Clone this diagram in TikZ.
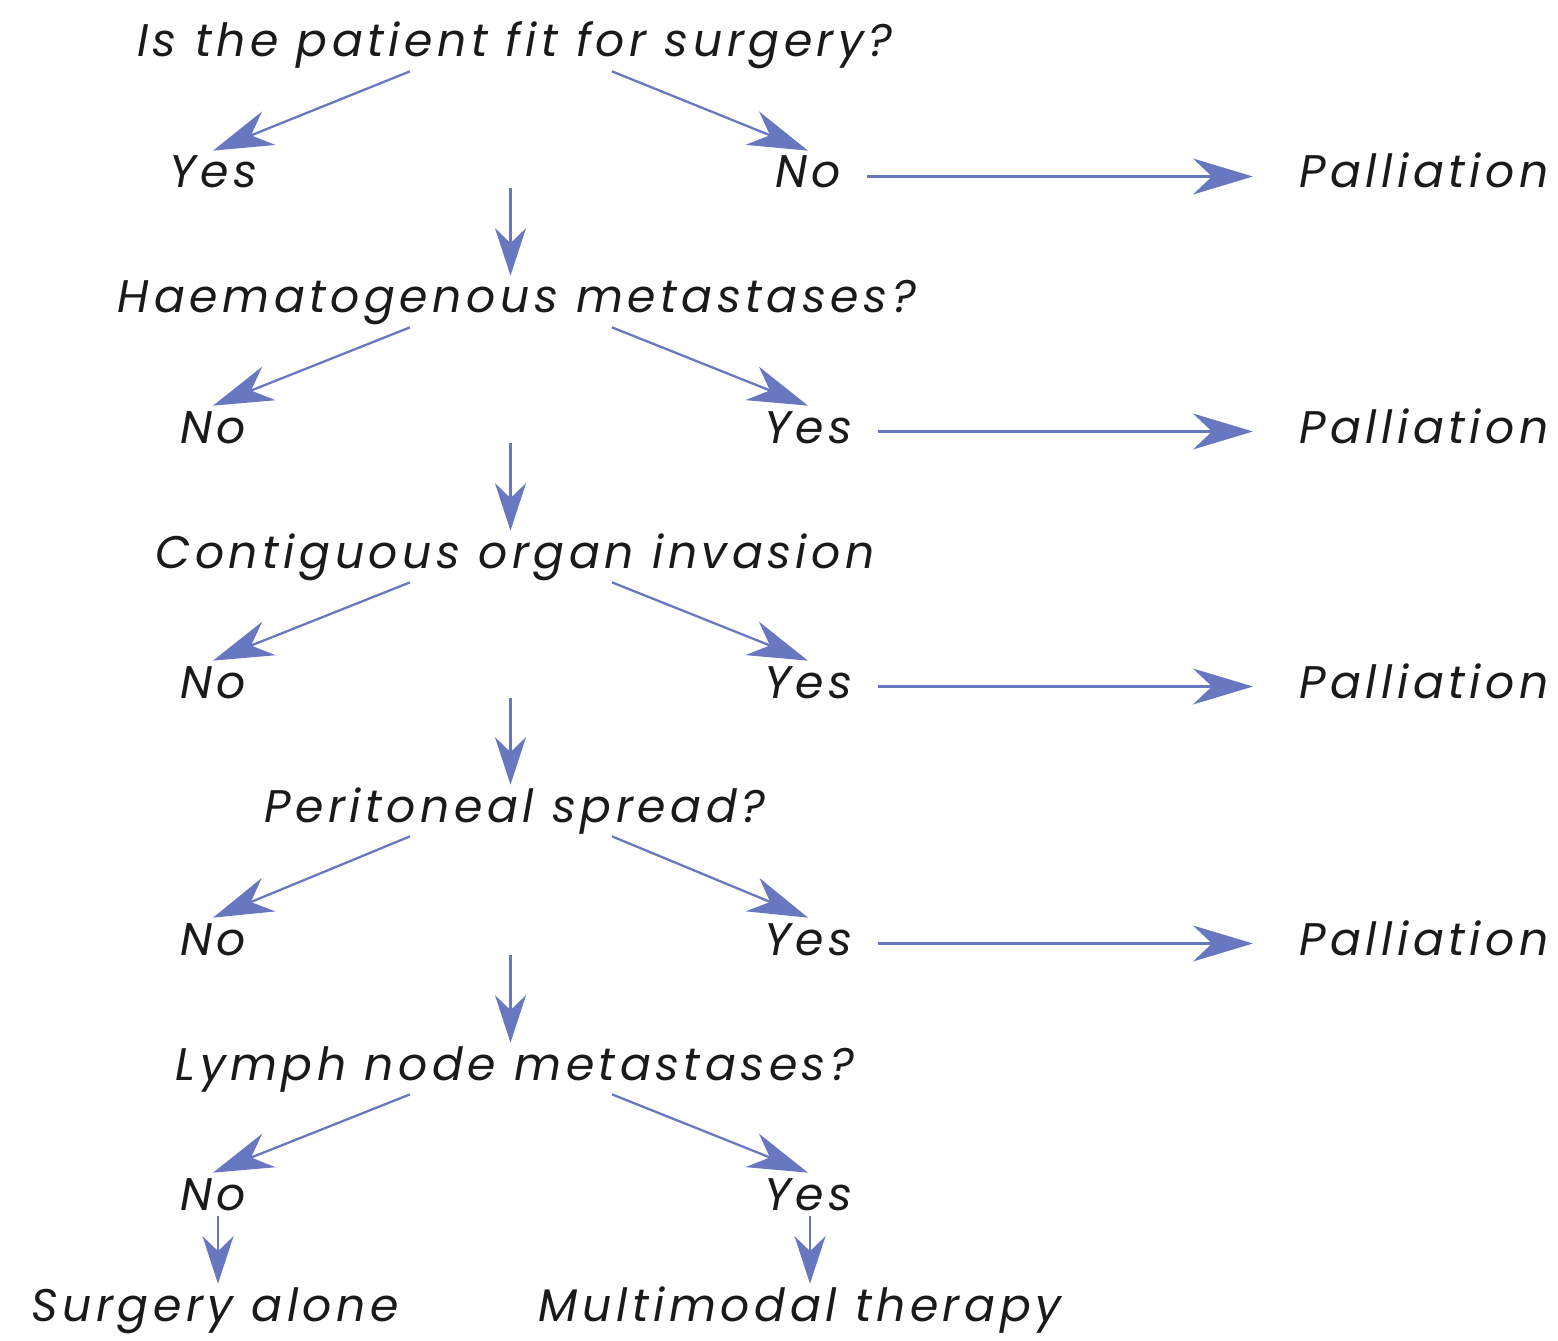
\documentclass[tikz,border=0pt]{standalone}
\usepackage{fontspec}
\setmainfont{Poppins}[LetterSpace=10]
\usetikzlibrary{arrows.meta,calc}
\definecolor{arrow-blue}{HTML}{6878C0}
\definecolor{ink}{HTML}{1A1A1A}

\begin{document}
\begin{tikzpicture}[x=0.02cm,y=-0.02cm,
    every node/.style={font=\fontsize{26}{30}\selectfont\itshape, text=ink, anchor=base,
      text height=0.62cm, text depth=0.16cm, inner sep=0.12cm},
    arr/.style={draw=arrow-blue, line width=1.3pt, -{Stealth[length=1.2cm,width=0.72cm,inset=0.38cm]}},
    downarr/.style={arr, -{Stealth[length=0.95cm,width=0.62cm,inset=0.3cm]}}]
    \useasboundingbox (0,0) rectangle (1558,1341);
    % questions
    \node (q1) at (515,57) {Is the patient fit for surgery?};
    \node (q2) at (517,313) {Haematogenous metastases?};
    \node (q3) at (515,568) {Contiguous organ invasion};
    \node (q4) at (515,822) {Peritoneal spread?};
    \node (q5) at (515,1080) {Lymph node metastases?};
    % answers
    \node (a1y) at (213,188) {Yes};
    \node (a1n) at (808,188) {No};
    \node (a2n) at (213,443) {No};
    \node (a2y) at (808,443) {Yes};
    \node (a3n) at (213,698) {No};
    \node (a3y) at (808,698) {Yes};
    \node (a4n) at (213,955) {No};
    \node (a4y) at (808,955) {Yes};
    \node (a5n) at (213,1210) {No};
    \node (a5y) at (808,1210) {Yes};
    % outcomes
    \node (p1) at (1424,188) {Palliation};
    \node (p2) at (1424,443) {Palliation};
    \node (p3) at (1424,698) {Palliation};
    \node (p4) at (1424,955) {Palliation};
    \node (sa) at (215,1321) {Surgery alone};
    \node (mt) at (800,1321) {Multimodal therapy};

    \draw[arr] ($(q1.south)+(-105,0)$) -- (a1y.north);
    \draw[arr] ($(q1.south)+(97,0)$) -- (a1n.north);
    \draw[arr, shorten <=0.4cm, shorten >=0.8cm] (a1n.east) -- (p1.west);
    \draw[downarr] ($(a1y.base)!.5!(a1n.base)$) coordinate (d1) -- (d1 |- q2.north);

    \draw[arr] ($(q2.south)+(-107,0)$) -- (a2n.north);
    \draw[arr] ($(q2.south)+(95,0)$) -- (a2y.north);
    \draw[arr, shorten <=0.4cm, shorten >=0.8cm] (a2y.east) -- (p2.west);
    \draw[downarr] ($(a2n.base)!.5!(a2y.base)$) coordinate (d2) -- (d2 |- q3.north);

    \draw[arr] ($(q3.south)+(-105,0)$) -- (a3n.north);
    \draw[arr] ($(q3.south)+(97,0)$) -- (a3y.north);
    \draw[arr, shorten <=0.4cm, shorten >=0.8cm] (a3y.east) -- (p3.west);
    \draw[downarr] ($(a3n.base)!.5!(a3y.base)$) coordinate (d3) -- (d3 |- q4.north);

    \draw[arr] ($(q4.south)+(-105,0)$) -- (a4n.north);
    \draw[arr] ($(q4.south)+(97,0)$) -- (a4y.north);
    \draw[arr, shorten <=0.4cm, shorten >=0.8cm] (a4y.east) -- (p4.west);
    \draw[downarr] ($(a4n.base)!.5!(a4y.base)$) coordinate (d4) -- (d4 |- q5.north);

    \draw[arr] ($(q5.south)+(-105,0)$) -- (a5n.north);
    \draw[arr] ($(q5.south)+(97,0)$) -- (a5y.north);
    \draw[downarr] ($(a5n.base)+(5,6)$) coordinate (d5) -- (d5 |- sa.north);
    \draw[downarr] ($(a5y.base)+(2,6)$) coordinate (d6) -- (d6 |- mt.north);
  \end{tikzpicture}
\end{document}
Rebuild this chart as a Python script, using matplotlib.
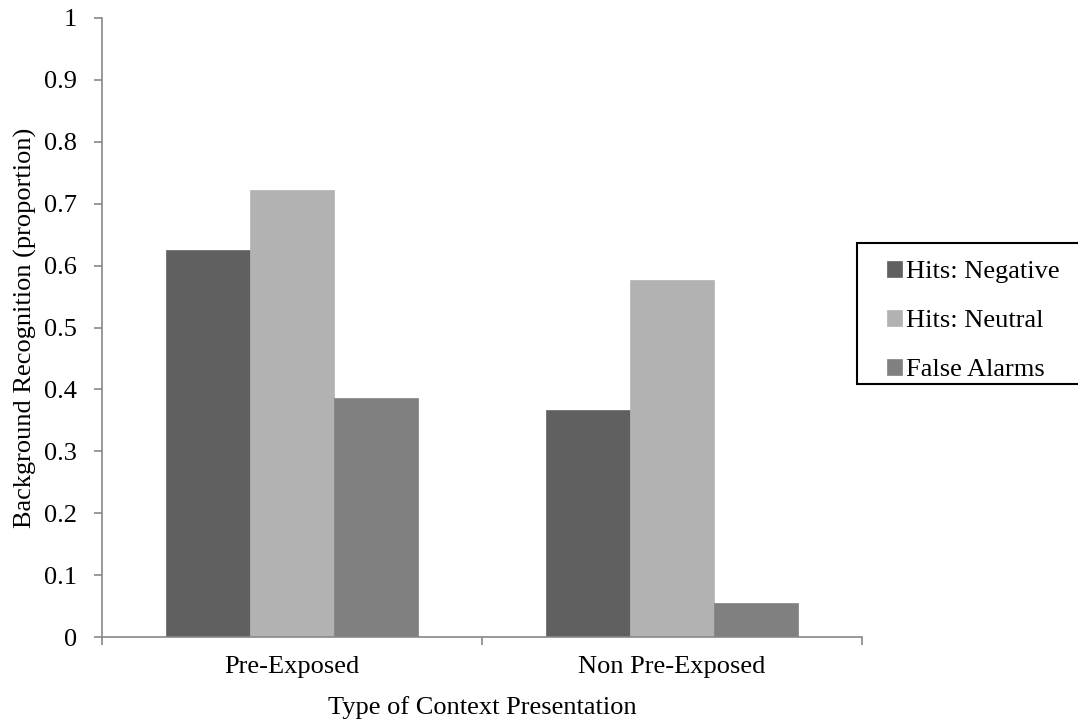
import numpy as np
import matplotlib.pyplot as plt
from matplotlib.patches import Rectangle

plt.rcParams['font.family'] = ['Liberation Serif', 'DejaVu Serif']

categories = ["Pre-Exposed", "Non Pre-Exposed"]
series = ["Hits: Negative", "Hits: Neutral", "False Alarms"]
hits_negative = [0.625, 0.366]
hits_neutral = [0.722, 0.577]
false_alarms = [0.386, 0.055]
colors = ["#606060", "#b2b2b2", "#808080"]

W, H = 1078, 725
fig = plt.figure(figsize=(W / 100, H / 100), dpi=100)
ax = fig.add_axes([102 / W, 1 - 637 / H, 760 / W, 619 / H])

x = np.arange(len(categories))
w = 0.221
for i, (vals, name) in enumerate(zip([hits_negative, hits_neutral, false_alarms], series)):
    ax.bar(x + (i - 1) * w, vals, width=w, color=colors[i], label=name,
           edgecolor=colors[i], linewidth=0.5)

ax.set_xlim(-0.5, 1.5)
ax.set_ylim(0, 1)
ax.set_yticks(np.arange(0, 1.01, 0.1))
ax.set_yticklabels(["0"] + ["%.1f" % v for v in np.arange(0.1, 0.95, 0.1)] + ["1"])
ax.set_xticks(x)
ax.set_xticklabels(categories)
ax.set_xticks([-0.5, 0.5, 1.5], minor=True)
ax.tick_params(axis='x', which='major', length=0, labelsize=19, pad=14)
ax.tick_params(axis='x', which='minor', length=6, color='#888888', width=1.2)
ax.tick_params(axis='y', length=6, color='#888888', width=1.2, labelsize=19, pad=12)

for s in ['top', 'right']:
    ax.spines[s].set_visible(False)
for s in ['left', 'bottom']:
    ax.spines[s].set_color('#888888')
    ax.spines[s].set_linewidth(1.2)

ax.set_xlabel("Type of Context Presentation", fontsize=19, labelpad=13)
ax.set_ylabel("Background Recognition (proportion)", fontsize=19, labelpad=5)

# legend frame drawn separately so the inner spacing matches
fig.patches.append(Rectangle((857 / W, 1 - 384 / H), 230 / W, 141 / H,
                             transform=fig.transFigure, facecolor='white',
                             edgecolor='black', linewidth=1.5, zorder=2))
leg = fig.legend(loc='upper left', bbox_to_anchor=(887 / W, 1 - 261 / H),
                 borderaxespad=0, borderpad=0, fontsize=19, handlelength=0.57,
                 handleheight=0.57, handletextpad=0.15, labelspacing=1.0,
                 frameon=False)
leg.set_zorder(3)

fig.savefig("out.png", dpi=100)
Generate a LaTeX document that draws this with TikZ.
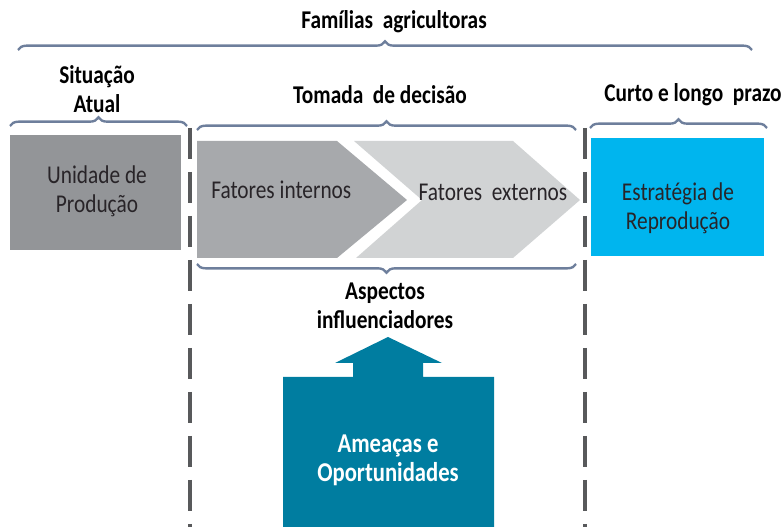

■ **WHAT IS REQUIRED**: Quote the records above in full, dropping each picture.

■ **RESPONSE**:
Clone this diagram in TikZ.
\documentclass[tikz,border=0pt]{standalone}
\usepackage{fontspec}
\setmainfont{Poppins}[LetterSpace=10]
\usetikzlibrary{arrows.meta,calc}
\definecolor{arrow-blue}{HTML}{6878C0}
\definecolor{ink}{HTML}{1A1A1A}

\begin{document}
\begin{tikzpicture}[x=0.02cm,y=-0.02cm,
    every node/.style={font=\fontsize{26}{30}\selectfont\itshape, text=ink, anchor=base,
      text height=0.62cm, text depth=0.16cm, inner sep=0.12cm},
    arr/.style={draw=arrow-blue, line width=1.3pt, -{Stealth[length=1.2cm,width=0.72cm,inset=0.38cm]}},
    downarr/.style={arr, -{Stealth[length=0.95cm,width=0.62cm,inset=0.3cm]}}]
    \useasboundingbox (0,0) rectangle (1558,1341);
    % questions
    \node (q1) at (515,57) {Is the patient fit for surgery?};
    \node (q2) at (517,313) {Haematogenous metastases?};
    \node (q3) at (515,568) {Contiguous organ invasion};
    \node (q4) at (515,822) {Peritoneal spread?};
    \node (q5) at (515,1080) {Lymph node metastases?};
    % answers
    \node (a1y) at (213,188) {Yes};
    \node (a1n) at (808,188) {No};
    \node (a2n) at (213,443) {No};
    \node (a2y) at (808,443) {Yes};
    \node (a3n) at (213,698) {No};
    \node (a3y) at (808,698) {Yes};
    \node (a4n) at (213,955) {No};
    \node (a4y) at (808,955) {Yes};
    \node (a5n) at (213,1210) {No};
    \node (a5y) at (808,1210) {Yes};
    % outcomes
    \node (p1) at (1424,188) {Palliation};
    \node (p2) at (1424,443) {Palliation};
    \node (p3) at (1424,698) {Palliation};
    \node (p4) at (1424,955) {Palliation};
    \node (sa) at (215,1321) {Surgery alone};
    \node (mt) at (800,1321) {Multimodal therapy};

    \draw[arr] ($(q1.south)+(-105,0)$) -- (a1y.north);
    \draw[arr] ($(q1.south)+(97,0)$) -- (a1n.north);
    \draw[arr, shorten <=0.4cm, shorten >=0.8cm] (a1n.east) -- (p1.west);
    \draw[downarr] ($(a1y.base)!.5!(a1n.base)$) coordinate (d1) -- (d1 |- q2.north);

    \draw[arr] ($(q2.south)+(-107,0)$) -- (a2n.north);
    \draw[arr] ($(q2.south)+(95,0)$) -- (a2y.north);
    \draw[arr, shorten <=0.4cm, shorten >=0.8cm] (a2y.east) -- (p2.west);
    \draw[downarr] ($(a2n.base)!.5!(a2y.base)$) coordinate (d2) -- (d2 |- q3.north);

    \draw[arr] ($(q3.south)+(-105,0)$) -- (a3n.north);
    \draw[arr] ($(q3.south)+(97,0)$) -- (a3y.north);
    \draw[arr, shorten <=0.4cm, shorten >=0.8cm] (a3y.east) -- (p3.west);
    \draw[downarr] ($(a3n.base)!.5!(a3y.base)$) coordinate (d3) -- (d3 |- q4.north);

    \draw[arr] ($(q4.south)+(-105,0)$) -- (a4n.north);
    \draw[arr] ($(q4.south)+(97,0)$) -- (a4y.north);
    \draw[arr, shorten <=0.4cm, shorten >=0.8cm] (a4y.east) -- (p4.west);
    \draw[downarr] ($(a4n.base)!.5!(a4y.base)$) coordinate (d4) -- (d4 |- q5.north);

    \draw[arr] ($(q5.south)+(-105,0)$) -- (a5n.north);
    \draw[arr] ($(q5.south)+(97,0)$) -- (a5y.north);
    \draw[downarr] ($(a5n.base)+(5,6)$) coordinate (d5) -- (d5 |- sa.north);
    \draw[downarr] ($(a5y.base)+(2,6)$) coordinate (d6) -- (d6 |- mt.north);
  \end{tikzpicture}
\end{document}
Rebuild this chart as a Python script, using matplotlib.
import numpy as np
import matplotlib.pyplot as plt
from matplotlib.patches import Rectangle

plt.rcParams['font.family'] = ['Liberation Serif', 'DejaVu Serif']

categories = ["Pre-Exposed", "Non Pre-Exposed"]
series = ["Hits: Negative", "Hits: Neutral", "False Alarms"]
hits_negative = [0.625, 0.366]
hits_neutral = [0.722, 0.577]
false_alarms = [0.386, 0.055]
colors = ["#606060", "#b2b2b2", "#808080"]

W, H = 1078, 725
fig = plt.figure(figsize=(W / 100, H / 100), dpi=100)
ax = fig.add_axes([102 / W, 1 - 637 / H, 760 / W, 619 / H])

x = np.arange(len(categories))
w = 0.221
for i, (vals, name) in enumerate(zip([hits_negative, hits_neutral, false_alarms], series)):
    ax.bar(x + (i - 1) * w, vals, width=w, color=colors[i], label=name,
           edgecolor=colors[i], linewidth=0.5)

ax.set_xlim(-0.5, 1.5)
ax.set_ylim(0, 1)
ax.set_yticks(np.arange(0, 1.01, 0.1))
ax.set_yticklabels(["0"] + ["%.1f" % v for v in np.arange(0.1, 0.95, 0.1)] + ["1"])
ax.set_xticks(x)
ax.set_xticklabels(categories)
ax.set_xticks([-0.5, 0.5, 1.5], minor=True)
ax.tick_params(axis='x', which='major', length=0, labelsize=19, pad=14)
ax.tick_params(axis='x', which='minor', length=6, color='#888888', width=1.2)
ax.tick_params(axis='y', length=6, color='#888888', width=1.2, labelsize=19, pad=12)

for s in ['top', 'right']:
    ax.spines[s].set_visible(False)
for s in ['left', 'bottom']:
    ax.spines[s].set_color('#888888')
    ax.spines[s].set_linewidth(1.2)

ax.set_xlabel("Type of Context Presentation", fontsize=19, labelpad=13)
ax.set_ylabel("Background Recognition (proportion)", fontsize=19, labelpad=5)

# legend frame drawn separately so the inner spacing matches
fig.patches.append(Rectangle((857 / W, 1 - 384 / H), 230 / W, 141 / H,
                             transform=fig.transFigure, facecolor='white',
                             edgecolor='black', linewidth=1.5, zorder=2))
leg = fig.legend(loc='upper left', bbox_to_anchor=(887 / W, 1 - 261 / H),
                 borderaxespad=0, borderpad=0, fontsize=19, handlelength=0.57,
                 handleheight=0.57, handletextpad=0.15, labelspacing=1.0,
                 frameon=False)
leg.set_zorder(3)

fig.savefig("out.png", dpi=100)
Generate a LaTeX document that draws this with TikZ.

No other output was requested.